[START OF DATASET EXTRACT]

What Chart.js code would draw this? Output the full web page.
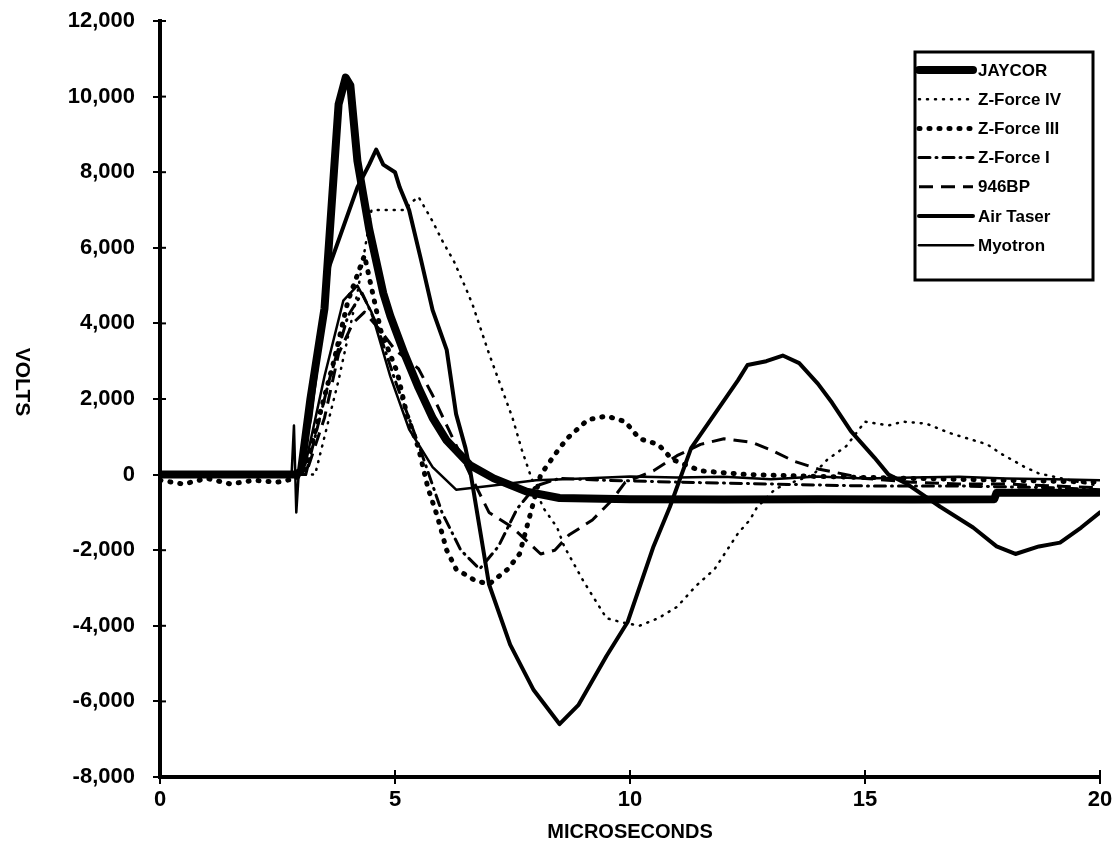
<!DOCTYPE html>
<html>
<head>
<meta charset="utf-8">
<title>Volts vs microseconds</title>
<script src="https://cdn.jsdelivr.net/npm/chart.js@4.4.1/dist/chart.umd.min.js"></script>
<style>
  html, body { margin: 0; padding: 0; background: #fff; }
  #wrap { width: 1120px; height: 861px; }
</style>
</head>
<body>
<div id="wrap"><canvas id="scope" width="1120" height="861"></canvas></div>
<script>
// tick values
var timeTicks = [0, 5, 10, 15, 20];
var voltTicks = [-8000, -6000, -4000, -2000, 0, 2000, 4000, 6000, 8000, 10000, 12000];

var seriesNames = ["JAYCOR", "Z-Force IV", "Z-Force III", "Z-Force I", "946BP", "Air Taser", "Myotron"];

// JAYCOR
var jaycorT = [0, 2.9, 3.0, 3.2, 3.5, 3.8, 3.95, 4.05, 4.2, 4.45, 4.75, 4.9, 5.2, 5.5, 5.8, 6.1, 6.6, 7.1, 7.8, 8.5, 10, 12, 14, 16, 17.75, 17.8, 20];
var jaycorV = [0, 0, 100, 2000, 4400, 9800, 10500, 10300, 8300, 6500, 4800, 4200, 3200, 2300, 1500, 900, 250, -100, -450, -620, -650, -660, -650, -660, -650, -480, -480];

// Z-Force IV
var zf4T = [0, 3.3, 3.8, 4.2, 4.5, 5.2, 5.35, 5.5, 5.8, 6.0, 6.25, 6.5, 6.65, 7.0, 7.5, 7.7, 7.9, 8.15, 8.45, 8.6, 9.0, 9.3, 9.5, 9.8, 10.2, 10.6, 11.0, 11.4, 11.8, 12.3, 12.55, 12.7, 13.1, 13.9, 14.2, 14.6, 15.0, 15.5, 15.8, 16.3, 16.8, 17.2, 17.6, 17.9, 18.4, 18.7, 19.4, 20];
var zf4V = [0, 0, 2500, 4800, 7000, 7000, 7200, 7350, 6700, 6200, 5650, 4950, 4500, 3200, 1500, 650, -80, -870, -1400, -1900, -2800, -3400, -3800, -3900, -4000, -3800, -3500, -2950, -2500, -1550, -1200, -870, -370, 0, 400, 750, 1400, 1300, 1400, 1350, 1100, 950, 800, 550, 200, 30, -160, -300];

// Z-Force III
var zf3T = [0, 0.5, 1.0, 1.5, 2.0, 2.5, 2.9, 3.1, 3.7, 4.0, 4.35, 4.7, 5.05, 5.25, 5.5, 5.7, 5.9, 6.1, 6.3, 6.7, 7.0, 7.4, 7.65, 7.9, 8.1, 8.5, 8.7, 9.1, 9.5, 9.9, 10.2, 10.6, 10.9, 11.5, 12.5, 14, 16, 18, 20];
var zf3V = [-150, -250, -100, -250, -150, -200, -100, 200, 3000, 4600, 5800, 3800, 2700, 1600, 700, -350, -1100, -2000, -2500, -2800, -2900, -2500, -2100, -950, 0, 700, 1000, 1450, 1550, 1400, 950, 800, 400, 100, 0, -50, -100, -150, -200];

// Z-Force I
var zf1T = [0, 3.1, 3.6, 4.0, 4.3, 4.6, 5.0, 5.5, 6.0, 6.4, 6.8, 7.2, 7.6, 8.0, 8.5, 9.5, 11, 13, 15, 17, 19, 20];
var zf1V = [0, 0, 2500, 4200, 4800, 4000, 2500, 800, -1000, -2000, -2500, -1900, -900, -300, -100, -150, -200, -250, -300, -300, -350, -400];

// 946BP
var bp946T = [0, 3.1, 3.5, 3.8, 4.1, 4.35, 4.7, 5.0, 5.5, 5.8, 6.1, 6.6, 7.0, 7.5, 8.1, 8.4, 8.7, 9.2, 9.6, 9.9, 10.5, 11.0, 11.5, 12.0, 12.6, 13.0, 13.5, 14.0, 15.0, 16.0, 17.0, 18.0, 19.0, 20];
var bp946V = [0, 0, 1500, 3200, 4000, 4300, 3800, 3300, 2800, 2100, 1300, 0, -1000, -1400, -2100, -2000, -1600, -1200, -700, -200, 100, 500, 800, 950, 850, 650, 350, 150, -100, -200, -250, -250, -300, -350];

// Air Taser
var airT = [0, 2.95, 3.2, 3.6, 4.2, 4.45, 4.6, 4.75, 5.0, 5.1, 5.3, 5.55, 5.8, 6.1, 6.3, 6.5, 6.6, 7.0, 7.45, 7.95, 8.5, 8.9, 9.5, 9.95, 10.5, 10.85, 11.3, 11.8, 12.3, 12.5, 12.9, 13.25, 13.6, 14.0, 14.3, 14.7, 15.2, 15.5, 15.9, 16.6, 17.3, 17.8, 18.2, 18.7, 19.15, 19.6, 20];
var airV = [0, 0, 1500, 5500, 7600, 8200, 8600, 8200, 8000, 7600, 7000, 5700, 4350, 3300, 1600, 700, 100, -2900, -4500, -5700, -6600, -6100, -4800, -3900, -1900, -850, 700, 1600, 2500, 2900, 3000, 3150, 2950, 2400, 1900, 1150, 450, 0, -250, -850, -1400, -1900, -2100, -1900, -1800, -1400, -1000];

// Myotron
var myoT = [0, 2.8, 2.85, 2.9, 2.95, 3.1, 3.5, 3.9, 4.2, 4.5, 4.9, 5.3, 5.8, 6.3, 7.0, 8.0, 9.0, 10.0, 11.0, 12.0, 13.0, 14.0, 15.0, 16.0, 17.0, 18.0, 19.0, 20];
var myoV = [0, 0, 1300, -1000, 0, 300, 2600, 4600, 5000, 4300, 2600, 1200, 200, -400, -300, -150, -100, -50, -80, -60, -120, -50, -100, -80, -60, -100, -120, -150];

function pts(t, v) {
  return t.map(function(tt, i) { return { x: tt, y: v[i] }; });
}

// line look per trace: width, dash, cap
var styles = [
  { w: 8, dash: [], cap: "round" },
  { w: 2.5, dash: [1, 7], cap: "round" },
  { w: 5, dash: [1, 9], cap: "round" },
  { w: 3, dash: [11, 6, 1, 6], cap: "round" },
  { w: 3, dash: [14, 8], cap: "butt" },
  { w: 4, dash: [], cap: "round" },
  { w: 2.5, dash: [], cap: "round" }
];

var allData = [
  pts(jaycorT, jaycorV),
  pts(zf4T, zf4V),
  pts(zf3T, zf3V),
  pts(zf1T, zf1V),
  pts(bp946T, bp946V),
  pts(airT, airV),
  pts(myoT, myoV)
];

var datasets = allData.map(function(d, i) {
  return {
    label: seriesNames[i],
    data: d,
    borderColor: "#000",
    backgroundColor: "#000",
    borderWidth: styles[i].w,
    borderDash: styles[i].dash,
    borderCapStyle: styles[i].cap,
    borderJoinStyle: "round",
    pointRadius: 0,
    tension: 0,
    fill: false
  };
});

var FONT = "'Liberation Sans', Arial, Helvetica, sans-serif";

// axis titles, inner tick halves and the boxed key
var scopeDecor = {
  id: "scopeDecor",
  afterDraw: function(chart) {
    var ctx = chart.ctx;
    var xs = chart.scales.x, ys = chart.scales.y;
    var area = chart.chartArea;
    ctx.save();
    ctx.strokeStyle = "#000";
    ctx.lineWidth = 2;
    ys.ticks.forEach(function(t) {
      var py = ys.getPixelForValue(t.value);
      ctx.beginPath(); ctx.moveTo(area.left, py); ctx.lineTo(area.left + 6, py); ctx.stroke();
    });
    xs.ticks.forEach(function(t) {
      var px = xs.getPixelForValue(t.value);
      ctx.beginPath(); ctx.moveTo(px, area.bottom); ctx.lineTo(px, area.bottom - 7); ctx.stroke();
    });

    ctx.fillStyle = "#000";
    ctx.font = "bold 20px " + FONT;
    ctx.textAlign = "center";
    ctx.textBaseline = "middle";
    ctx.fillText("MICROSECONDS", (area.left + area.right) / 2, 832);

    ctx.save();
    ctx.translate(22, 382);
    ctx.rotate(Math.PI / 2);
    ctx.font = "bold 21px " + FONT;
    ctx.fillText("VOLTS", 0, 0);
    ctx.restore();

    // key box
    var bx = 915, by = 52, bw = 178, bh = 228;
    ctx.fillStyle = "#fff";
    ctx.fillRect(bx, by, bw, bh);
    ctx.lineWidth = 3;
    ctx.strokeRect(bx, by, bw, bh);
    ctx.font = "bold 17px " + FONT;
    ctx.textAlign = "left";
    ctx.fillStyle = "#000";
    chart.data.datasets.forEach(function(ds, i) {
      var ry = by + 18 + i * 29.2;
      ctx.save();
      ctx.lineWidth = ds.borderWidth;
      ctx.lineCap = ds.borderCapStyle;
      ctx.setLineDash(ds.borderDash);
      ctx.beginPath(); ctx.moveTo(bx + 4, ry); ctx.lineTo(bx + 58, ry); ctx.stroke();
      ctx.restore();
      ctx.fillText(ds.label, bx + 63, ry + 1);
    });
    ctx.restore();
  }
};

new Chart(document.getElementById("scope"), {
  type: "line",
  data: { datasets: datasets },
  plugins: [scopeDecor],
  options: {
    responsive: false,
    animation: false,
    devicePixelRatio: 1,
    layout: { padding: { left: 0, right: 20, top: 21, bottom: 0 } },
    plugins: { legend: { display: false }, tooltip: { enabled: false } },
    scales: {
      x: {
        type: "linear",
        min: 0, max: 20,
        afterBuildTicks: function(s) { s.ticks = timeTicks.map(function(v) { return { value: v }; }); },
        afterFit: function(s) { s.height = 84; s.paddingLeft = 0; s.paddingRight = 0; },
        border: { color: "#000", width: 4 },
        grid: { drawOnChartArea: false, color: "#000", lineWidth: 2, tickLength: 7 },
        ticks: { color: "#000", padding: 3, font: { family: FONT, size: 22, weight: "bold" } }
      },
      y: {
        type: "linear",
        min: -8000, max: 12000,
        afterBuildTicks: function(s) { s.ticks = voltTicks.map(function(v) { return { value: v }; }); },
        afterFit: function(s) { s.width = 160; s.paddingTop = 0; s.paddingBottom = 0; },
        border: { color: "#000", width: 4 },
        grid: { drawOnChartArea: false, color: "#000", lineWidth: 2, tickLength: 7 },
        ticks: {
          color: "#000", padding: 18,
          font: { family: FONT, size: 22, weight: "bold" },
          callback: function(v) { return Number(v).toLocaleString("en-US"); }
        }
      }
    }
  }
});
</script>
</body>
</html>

[END OF DATASET EXTRACT]

> _OBJECTIVE_
Repeat, exactly and in full, each line from the start of the data to the line that contains "-650, -480, -480];". Pictures do not go in.

> _RESPONSE_
What Chart.js code would draw this? Output the full web page.
<!DOCTYPE html>
<html>
<head>
<meta charset="utf-8">
<title>Volts vs microseconds</title>
<script src="https://cdn.jsdelivr.net/npm/chart.js@4.4.1/dist/chart.umd.min.js"></script>
<style>
  html, body { margin: 0; padding: 0; background: #fff; }
  #wrap { width: 1120px; height: 861px; }
</style>
</head>
<body>
<div id="wrap"><canvas id="scope" width="1120" height="861"></canvas></div>
<script>
// tick values
var timeTicks = [0, 5, 10, 15, 20];
var voltTicks = [-8000, -6000, -4000, -2000, 0, 2000, 4000, 6000, 8000, 10000, 12000];

var seriesNames = ["JAYCOR", "Z-Force IV", "Z-Force III", "Z-Force I", "946BP", "Air Taser", "Myotron"];

// JAYCOR
var jaycorT = [0, 2.9, 3.0, 3.2, 3.5, 3.8, 3.95, 4.05, 4.2, 4.45, 4.75, 4.9, 5.2, 5.5, 5.8, 6.1, 6.6, 7.1, 7.8, 8.5, 10, 12, 14, 16, 17.75, 17.8, 20];
var jaycorV = [0, 0, 100, 2000, 4400, 9800, 10500, 10300, 8300, 6500, 4800, 4200, 3200, 2300, 1500, 900, 250, -100, -450, -620, -650, -660, -650, -660, -650, -480, -480];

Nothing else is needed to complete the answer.